Task objective — Return, without pictures, the lines from the start of the data through the one that contains "from bokeh.resources import INLINE".

Data excerpt —
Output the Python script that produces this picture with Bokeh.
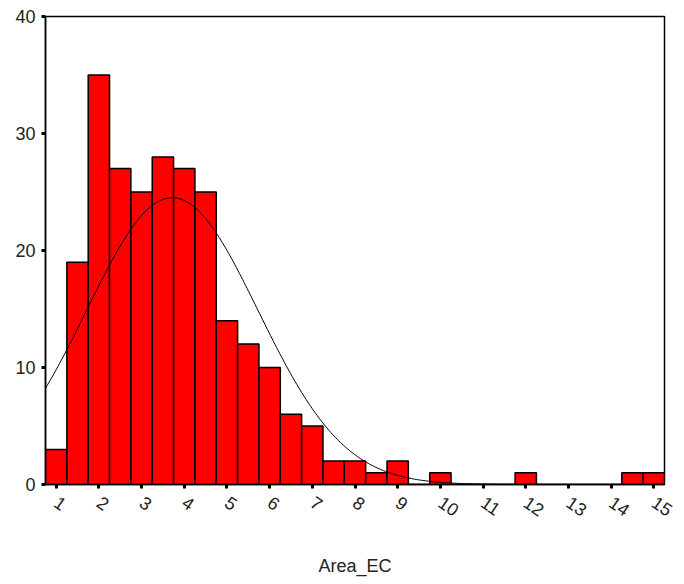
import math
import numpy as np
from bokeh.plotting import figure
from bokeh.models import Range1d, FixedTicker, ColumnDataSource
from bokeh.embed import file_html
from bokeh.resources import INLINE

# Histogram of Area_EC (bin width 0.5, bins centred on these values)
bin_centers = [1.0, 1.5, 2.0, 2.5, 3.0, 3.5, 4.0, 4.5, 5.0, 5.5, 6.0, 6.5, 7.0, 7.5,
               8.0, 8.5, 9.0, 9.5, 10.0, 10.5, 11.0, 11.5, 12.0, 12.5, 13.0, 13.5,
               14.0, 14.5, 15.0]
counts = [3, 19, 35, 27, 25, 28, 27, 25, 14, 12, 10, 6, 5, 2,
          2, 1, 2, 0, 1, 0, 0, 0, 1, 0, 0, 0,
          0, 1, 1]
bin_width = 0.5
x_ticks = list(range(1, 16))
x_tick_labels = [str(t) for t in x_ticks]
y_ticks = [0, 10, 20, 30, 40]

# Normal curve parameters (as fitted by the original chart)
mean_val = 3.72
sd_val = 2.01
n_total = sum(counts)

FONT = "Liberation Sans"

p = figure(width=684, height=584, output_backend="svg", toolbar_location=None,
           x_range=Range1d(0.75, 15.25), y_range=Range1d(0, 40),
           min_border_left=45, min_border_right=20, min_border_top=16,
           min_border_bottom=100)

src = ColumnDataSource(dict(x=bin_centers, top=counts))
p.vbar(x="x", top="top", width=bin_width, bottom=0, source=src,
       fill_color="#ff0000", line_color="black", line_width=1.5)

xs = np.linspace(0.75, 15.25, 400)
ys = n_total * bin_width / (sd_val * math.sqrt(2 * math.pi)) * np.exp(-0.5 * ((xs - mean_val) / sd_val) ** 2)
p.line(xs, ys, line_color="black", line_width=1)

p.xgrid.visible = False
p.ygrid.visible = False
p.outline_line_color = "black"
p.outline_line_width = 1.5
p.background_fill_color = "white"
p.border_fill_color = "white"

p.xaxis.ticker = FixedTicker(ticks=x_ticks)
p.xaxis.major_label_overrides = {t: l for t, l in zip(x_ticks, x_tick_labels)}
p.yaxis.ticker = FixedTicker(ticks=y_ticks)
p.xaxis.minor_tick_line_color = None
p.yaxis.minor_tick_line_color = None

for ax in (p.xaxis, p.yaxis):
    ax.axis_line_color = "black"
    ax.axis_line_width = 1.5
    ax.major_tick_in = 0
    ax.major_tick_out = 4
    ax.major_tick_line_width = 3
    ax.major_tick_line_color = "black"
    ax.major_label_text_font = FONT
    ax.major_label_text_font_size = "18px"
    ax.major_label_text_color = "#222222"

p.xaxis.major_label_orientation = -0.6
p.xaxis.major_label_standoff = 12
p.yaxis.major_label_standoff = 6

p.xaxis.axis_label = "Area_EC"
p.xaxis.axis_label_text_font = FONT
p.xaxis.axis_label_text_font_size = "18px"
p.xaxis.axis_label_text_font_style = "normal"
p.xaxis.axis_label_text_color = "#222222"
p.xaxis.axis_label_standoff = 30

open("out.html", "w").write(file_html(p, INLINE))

Full solution —
Output the Python script that produces this picture with Bokeh.
import math
import numpy as np
from bokeh.plotting import figure
from bokeh.models import Range1d, FixedTicker, ColumnDataSource
from bokeh.embed import file_html
from bokeh.resources import INLINE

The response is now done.